Seçime ramak kala karşıt görüşün çadırlarına siyasiler tarafından yapılan ziyaretlerin yerinde bir hareket olduğunu, bu durumun toplumsal barışa katkı sağlayacağını düşünüyorum. Başlatan siyasimize de buradan teşekkürü bir borç bilirim. Gerginliğin diz boyu olduğu bu günlerde siyaset adına yapılan güzel bir davranış bu. Demek ki istenildiği zaman oluyormuş.

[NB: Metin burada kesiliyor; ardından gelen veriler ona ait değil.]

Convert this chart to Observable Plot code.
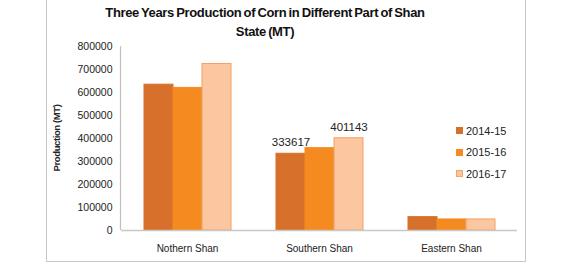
<!DOCTYPE html>
<html>
<head>
<meta charset="utf-8">
<script src="https://cdn.jsdelivr.net/npm/d3@7"></script>
<script src="https://cdn.jsdelivr.net/npm/@observablehq/plot@0.6"></script>
<style>
  html, body { margin: 0; padding: 0; background: #fff; }
  #wrap { position: relative; width: 569px; height: 269px; overflow: hidden; font-family: "Liberation Sans", Arial, sans-serif; }
  #border { position: absolute; left: 46px; top: -4px; width: 480px; height: 266px; border: 1px solid #c8c8c8; box-sizing: border-box; }
  #title { position: absolute; left: 0; width: 530px; top: 3px; text-align: center; font-weight: bold; font-size: 13px; line-height: 19px; letter-spacing: -0.35px; word-spacing: -1px; color: #111; }
  #chart { position: absolute; left: 0; top: 40px; }
  #legend { position: absolute; left: 456px; top: 120px; font-size: 11px; color: #222; }
  #legend div { height: 21.5px; display: flex; align-items: center; }
  #legend span.sw { display: inline-block; width: 7px; height: 7px; margin-right: 3px; box-sizing: border-box; }
</style>
</head>
<body>
<div id="wrap">
  <div id="border"></div>
  <div id="title">Three Years Production of Corn in Different Part of Shan<br>State (MT)</div>
  <div id="chart"></div>
  <div id="legend"></div>
</div>
<script>
const regions = ["Nothern Shan", "Southern Shan", "Eastern Shan"];
const years = ["2014-15", "2015-16", "2016-17"];
const y2014 = [634000, 333617, 58000];
const y2015 = [620000, 358000, 48000];
const y2016 = [724000, 401143, 48000];
const southernLabels = { "2014-15": 333617, "2016-17": 401143 };
const colors = ["#d6702a", "#f58a20", "#fbc6a0"];
const strokes = ["#d6702a", "#f58a20", "#f2a263"];
const yTicks = [0, 100000, 200000, 300000, 400000, 500000, 600000, 700000, 800000];

const series = [y2014, y2015, y2016];
const data = [];
regions.forEach((r, i) => years.forEach((y, j) => data.push({region: r, year: y, value: series[j][i]})));
const labelled = data.filter(d => d.region === "Southern Shan" && southernLabels[d.year] !== undefined);

const plot = Plot.plot({
  width: 569,
  height: 229,
  marginLeft: 120,
  marginRight: 52,
  marginTop: 6,
  marginBottom: 39,
  style: { fontFamily: "Liberation Sans, Arial, sans-serif", background: "transparent" },
  fx: { domain: regions, padding: 0, label: null, tickSize: 0, tickPadding: 14 },
  x: { domain: years, paddingInner: 0, paddingOuter: 0.7, axis: null },
  y: { domain: [0, 800000], ticks: yTicks, tickFormat: d => String(d), tickSize: 0, tickPadding: 9, label: null },
  color: { domain: years, range: colors },
  marks: [
    Plot.barY(data, { fx: "region", x: "year", y: "value", fill: "year", stroke: (d) => strokes[years.indexOf(d.year)], strokeWidth: 1 }),
    Plot.ruleY([0], { stroke: "#c8c8c8", strokeWidth: 1.5 }),
    Plot.text(labelled, { fx: "region", x: "year", y: "value", text: d => String(southernLabels[d.year]), dy: -11, fontSize: 11.5, fill: "#222" })
  ]
});

const svg = d3.select(plot);
svg.selectAll("[aria-label='y-axis tick label']").attr("font-size", 10.5).attr("fill", "#222");
svg.selectAll("[aria-label='fx-axis tick label']").attr("font-size", 10).attr("fill", "#222");

// y-axis line from the scales
const ys = plot.scale("y");
svg.append("line")
  .attr("x1", 120.5).attr("x2", 120.5)
  .attr("y1", ys.range[0]).attr("y2", ys.range[1])
  .attr("stroke", "#c0c0c0").attr("stroke-width", 1.2);

// y-axis title, rotated
svg.append("text")
  .attr("transform", "translate(60,98) rotate(-90)")
  .attr("text-anchor", "middle")
  .attr("font-size", 9.5)
  .attr("font-weight", "bold")
  .attr("letter-spacing", "-0.4")
  .attr("fill", "#222")
  .text("Production (MT)");

document.getElementById("chart").appendChild(plot);

const leg = document.getElementById("legend");
years.forEach((y, i) => {
  const row = document.createElement("div");
  row.innerHTML = `<span class="sw" style="background:${colors[i]};border:1px solid ${strokes[i]}"></span>${y}`;
  leg.appendChild(row);
});
</script>
</body>
</html>
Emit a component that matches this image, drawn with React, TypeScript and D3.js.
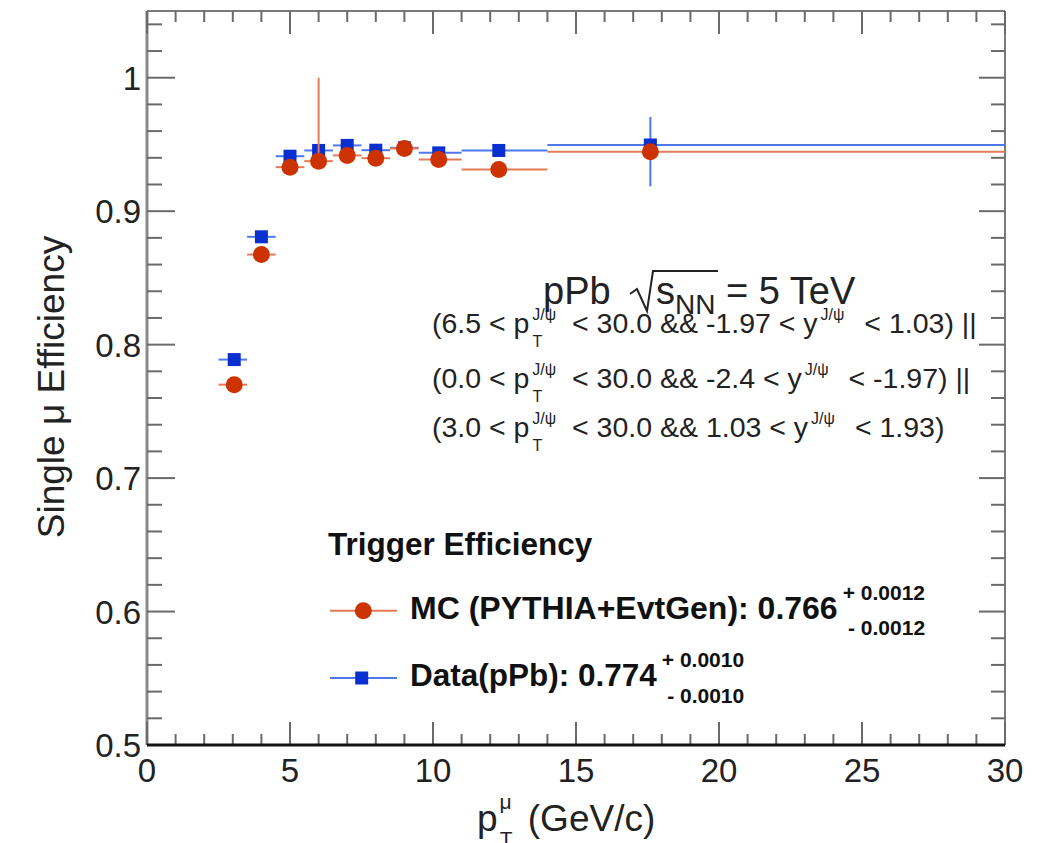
import React from "react";
import * as d3 from "d3";

// ---------- data ----------
const binCenters = [3.05, 4.0, 5.0, 6.0, 7.0, 8.0, 9.0, 10.2, 12.3, 17.6];
const binLow = [2.5, 3.5, 4.5, 5.5, 6.5, 7.5, 8.5, 9.5, 11, 14];
const binHigh = [3.5, 4.5, 5.5, 6.5, 7.5, 8.5, 9.5, 11, 14, 30];

const mcEff = [0.770, 0.8675, 0.933, 0.9375, 0.9418, 0.9397, 0.947, 0.9388, 0.9313, 0.9446];
const mcErrUp = [0.002, 0.002, 0.002, 0.0625, 0.002, 0.002, 0.002, 0.002, 0.002, 0.002];
const mcErrDown = [0.002, 0.002, 0.002, 0.004, 0.002, 0.002, 0.002, 0.002, 0.002, 0.002];

const dataEff = [0.7888, 0.8808, 0.9412, 0.9455, 0.9493, 0.9457, 0.9475, 0.9437, 0.9455, 0.9496];
const dataErrUp = [0.002, 0.002, 0.002, 0.002, 0.002, 0.002, 0.002, 0.002, 0.002, 0.021];
const dataErrDown = [0.002, 0.002, 0.002, 0.002, 0.002, 0.002, 0.002, 0.002, 0.002, 0.031];

const xMajorTicks = [0, 5, 10, 15, 20, 25, 30];
const xTickLabels = ["0", "5", "10", "15", "20", "25", "30"];
const yMajorTicks = [0.5, 0.6, 0.7, 0.8, 0.9, 1.0];
const yTickLabels = ["0.5", "0.6", "0.7", "0.8", "0.9", "1"];

const mcLabel = "MC (PYTHIA+EvtGen): 0.766";
const mcSup = "+ 0.0012";
const mcSub = "- 0.0012";
const dataLabel = "Data(pPb): 0.774";
const dataSup = "+ 0.0010";
const dataSub = "- 0.0010";

const conditionLines = [
  ["(6.5 < p", " < 30.0 && -1.97 < y", " < 1.03) ||"],
  ["(0.0 < p", " < 30.0 && -2.4 < y", " < -1.97) ||"],
  ["(3.0 < p", " < 30.0 && 1.03 < y", " < 1.93)"],
];

// ---------- style ----------
const W = 1039;
const H = 843;
const FONT = "'Liberation Sans', Arial, Helvetica, sans-serif";
const RED = "#cc3300";
const RED_LINE = "#e57a58";
const BLUE = "#0a2fd0";
const BLUE_LINE = "#4f78ee";
const FRAME = "#7a7a7a";
const TICK = "#6a6a6a";

export default function App() {
  const x = d3.scaleLinear().domain([0, 30]).range([147, 1005]);
  const y = d3.scaleLinear().domain([0.5, 1.05]).range([745, 11]);

  const xMinor = d3.range(0, 30.001, 1).filter((v) => v % 5 !== 0);
  const yMinor = d3
    .range(0, 28)
    .map((i) => 0.5 + i * 0.02)
    .filter((v) => Math.abs(v * 10 - Math.round(v * 10)) > 1e-6 && v < 1.05);

  const x0 = x(0), x1 = x(30), y0 = y(0.5), y1 = y(1.05);

  const series = (eff: number[], up: number[], down: number[], lineColor: string, lw: number) =>
    eff.map((v, i) => (
      <g key={i}>
        <line x1={x(binLow[i])} x2={x(binHigh[i])} y1={y(v)} y2={y(v)} stroke={lineColor} strokeWidth={lw} />
        <line x1={x(binCenters[i])} x2={x(binCenters[i])} y1={y(v + up[i])} y2={y(v - down[i])} stroke={lineColor} strokeWidth={lw} />
      </g>
    ));

  const condBaselines = [333, 388, 437];

  return (
    <svg width={W} height={H} style={{ position: "absolute", left: 0, top: 0, background: "#fff" }} fontFamily={FONT}>
      <rect x={0} y={0} width={W} height={H} fill="#fff" />

      {/* frame */}
      <line x1={x0} x2={x1} y1={y1} y2={y1} stroke={FRAME} strokeWidth={2} />
      <line x1={x1} x2={x1} y1={y1} y2={y0} stroke={FRAME} strokeWidth={2} />
      <line x1={x0} x2={x0} y1={y1} y2={y0} stroke="#8a8a8a" strokeWidth={3} />

      {/* x ticks (bottom & top) */}
      {xMajorTicks.map((v) => (
        <g key={"xm" + v}>
          <line x1={x(v)} x2={x(v)} y1={y0} y2={y0 - 23} stroke={TICK} strokeWidth={2} />
          <line x1={x(v)} x2={x(v)} y1={y1} y2={y1 + 23} stroke={TICK} strokeWidth={2} />
        </g>
      ))}
      {xMinor.map((v) => (
        <g key={"xn" + v}>
          <line x1={x(v)} x2={x(v)} y1={y0} y2={y0 - 11} stroke={TICK} strokeWidth={2} />
          <line x1={x(v)} x2={x(v)} y1={y1} y2={y1 + 11} stroke={TICK} strokeWidth={2} />
        </g>
      ))}
      {/* y ticks (left & right) */}
      {yMajorTicks.map((v) => (
        <g key={"ym" + v}>
          <line x1={x0} x2={x0 + 28} y1={y(v)} y2={y(v)} stroke={TICK} strokeWidth={2} />
          <line x1={x1} x2={x1 - 26} y1={y(v)} y2={y(v)} stroke={TICK} strokeWidth={2} />
        </g>
      ))}
      {yMinor.map((v) => (
        <g key={"yn" + v}>
          <line x1={x0} x2={x0 + 15} y1={y(v)} y2={y(v)} stroke={TICK} strokeWidth={2} />
          <line x1={x1} x2={x1 - 14} y1={y(v)} y2={y(v)} stroke={TICK} strokeWidth={2} />
        </g>
      ))}
      <line x1={x0} x2={x1} y1={y0} y2={y0} stroke="#151515" strokeWidth={3} />

      {/* tick labels */}
      {yMajorTicks.map((v, i) => (
        <text key={"yl" + v} x={141} y={y(v) + 12} fontSize={33} textAnchor="end" fill="#222">
          {yTickLabels[i]}
        </text>
      ))}
      {xMajorTicks.map((v, i) => (
        <text key={"xl" + v} x={x(v)} y={782} fontSize={33} textAnchor="middle" fill="#222">
          {xTickLabels[i]}
        </text>
      ))}

      {/* axis titles */}
      <text transform="translate(64,387) rotate(-90)" fontSize={37} textAnchor="middle" fill="#222">
        Single μ Efficiency
      </text>
      <text x={477} y={831} fontSize={37} fill="#222">
        p
        <tspan fontSize={21} dx={2} dy={-22}>μ</tspan>
        <tspan fontSize={21} dx={-12} dy={37}>T</tspan>
        <tspan fontSize={37} dx={5} dy={-15}>{" (GeV/c)"}</tspan>
      </text>

      {/* data: blue first, red on top */}
      {series(dataEff, dataErrUp, dataErrDown, BLUE_LINE, 2)}
      {dataEff.map((v, i) => (
        <rect key={"ds" + i} x={x(binCenters[i]) - 6.5} y={y(v) - 6.5} width={13} height={13} fill={BLUE} />
      ))}
      {series(mcEff, mcErrUp, mcErrDown, RED_LINE, 2)}
      {mcEff.map((v, i) => (
        <circle key={"mc" + i} cx={x(binCenters[i])} cy={y(v)} r={8.5} fill={RED} />
      ))}

      {/* annotation */}
      <text x={543} y={304} fontSize={38} fill="#222">pPb</text>
      <path d="M630,294 L637,289 L647,311 L653,271 L718,271" fill="none" stroke="#222" strokeWidth={2} />
      <text x={656} y={304} fontSize={38} fill="#222">
        s<tspan fontSize={28} dy={10}>NN</tspan>
        <tspan dy={-10}>{" = 5 TeV"}</tspan>
      </text>

      {conditionLines.map(([a, b, c], k) => (
        <text key={k} x={432} y={condBaselines[k]} fontSize={28.5} fill="#222">
          {a}
          <tspan fontSize={16} dx={3} dy={14}>T</tspan>
          <tspan fontSize={16} dx={-10} dy={-27}>J/ψ</tspan>
          <tspan fontSize={28.5} dx={8} dy={13}>{b}</tspan>
          <tspan fontSize={16} dx={3} dy={-13}>J/ψ</tspan>
          <tspan fontSize={28.5} dx={12} dy={13}>{c}</tspan>
        </text>
      ))}

      {/* legend */}
      <text x={328} y={555} fontSize={31.5} fontWeight="bold" fill="#111">Trigger Efficiency</text>

      <line x1={330} x2={397} y1={610.7} y2={610.7} stroke={RED_LINE} strokeWidth={2} />
      <circle cx={363.3} cy={610.7} r={8.5} fill={RED} />
      <text x={410} y={619} fontSize={32} fontWeight="bold" fill="#111">
        {mcLabel}
        <tspan fontSize={21} dx={5} dy={-19}>{mcSup}</tspan>
        <tspan fontSize={21} dx={-77} dy={35}>{mcSub}</tspan>
      </text>

      <line x1={330} x2={397} y1={678} y2={678} stroke={BLUE_LINE} strokeWidth={2} />
      <rect x={361.7 - 6.5} y={678 - 6.5} width={13} height={13} fill={BLUE} />
      <text x={410} y={686} fontSize={31.5} fontWeight="bold" fill="#111">
        {dataLabel}
        <tspan fontSize={21} dx={5} dy={-19}>{dataSup}</tspan>
        <tspan fontSize={21} dx={-77} dy={36}>{dataSub}</tspan>
      </text>
    </svg>
  );
}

Öğrencimin okul dışında sorduğu merakını da gidereyim buradan. Zira kendisine cevap vermedim, siyasi çalkantılardan uzak dursun diye. Referandum sonrası denize dökülürsem öğrencim görüşümü de öğrenmiş ve merakı giderilmiş olur. 05/04/2017

** 07/04/2017 günü kahta söz gazetesinde yayımlanmıştır.